再者,与标签化描述带来的印象相比,一分支说和二分支说的实际区别要小得多。两者并不完全独立,其就事实因素地位的概念差异通常对个案结果也没有太大的影响。德国学者的有力说甚至认为,确定案件事实的地位的不同学说只不过在形式上有差异而已。一分支说虽然回避了生活事实本身的不确定性,但是物极必反,在涉及数额相同但指向完全不同的两项给付的两笔借款纠纷时,施瓦布此时继续将案件事实作为识别标准,在结果上体现了对于涉案实体给付/利益的数量的重视,展示了其与实体法说的殊途同归。二分支说面临的最大困难在于生活事实的认定,由于作为识别标准的、所谓社会一般理解或者客观认识难以通过科学方法得到确定,所以它实际上成为论者自行在对应构成要件的客观事实之上扩大事实范围,进而拓展同一诉讼标的认定的说理工具,本身无法自证其明。不过,这种答案的不确定性恰恰是法学研究中疑难案件的常态,同时在具有一定判例积累的基础上,也能够妥善解决大多数案件。就此而言,学者主导的法教义学与法官裁断的实务案例之间应当存在良性互补和互动的可能。理论主张留下的、或大或小的空白空间,可以被法官以个案裁判的方式充分占领和精耕,并且成为理论体系的一部分甚至修正理论上“不好用”的部分。且不论大陆法系解决纠纷究竟是“量体裁衣”还是“选购成衣”,详细梳理德国二分支通说中对不同类型案件提供的解决方案,不仅具有比较法上正本清源的作用,而且可以为我们提供整理中国案例的“样板间”。

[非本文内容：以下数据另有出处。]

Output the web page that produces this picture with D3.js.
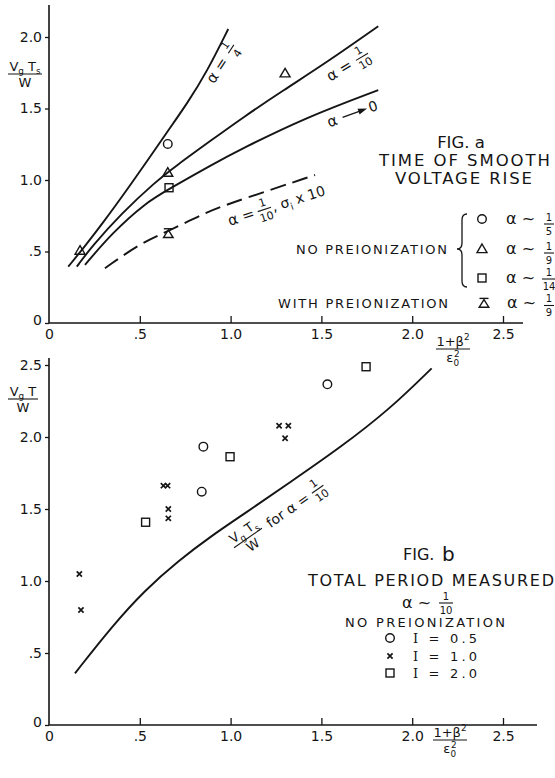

最后,我们应当正视概念讨论本身的抽象性及其可能带来的弊端。事实上,很大程度上由于德语语言本身的严谨性,德语文献中作者可以有意识地使用明显有区别的概念来承载自己的理论主张,读者也能够相对容易地注意到这些概念差异。但是即便如此,诸如前文提到的权利主张、权利要求、请求权原因、诉的原因、产生原因、案件事实、历史事件、生活事实、法律事实、诉的声明、法律后果主张、既判力的排除效、既判力的一般排除效和特别排除效等一众术语仍然给学术交流带来了相当的困难,读者必须时刻意识到同一词汇在不同作者眼中的不同定义和使用习惯。再比如本文并未讨论的“诉讼法上的请求权”(prozessualer Anspruch)概念,本是“诉讼标的”(Streitgegenstand)的同义词。但是由于在翻译中可能被表达为“诉讼请求”,因而可能会产生本可避免的理论分歧,影响对诸如《民事诉讼法》第122条第3项(起诉要件)和《民诉解释》第247条第1款第3项(诉讼标的识别)的理解。对我们而言,如果再考虑到来自日本和我国台湾地区的、基于同根同源文字的概念体系,交流的准确性和有效性就更成问题了。概念只是理解知识的工具,而不是知识本身。更具有学术创新性的,应当是问题意识下的学术自觉,充分对比不同备选方案在处理结果上的差异,准确发现我国民事司法中的棘手问题,并且提供可操作的答案,甚至参与到国际学术界中跨法域的比较民事诉讼法学研究。比如,我国法院在民事案件中被认为应当依职权审查民事合同的效力,作为处理合同效力有无这一实体法事项的程序法机制,这一审查规则能够对诉讼标的的识别与既判力范围的确定产生实质影响,需要在本土的裁判规则与比较法上的参考经验之间找寻中国解释论的实现进路。进而,我们同样也可以关注生效判决对相关实体法事由的覆盖范围,准确界定判决的遮蔽效力。因此,在追问不同概念在不同语境、不同学说和不同时期的准确含义的同时,更要以中国问题为灯,在知识考古学流连中找到回家的路。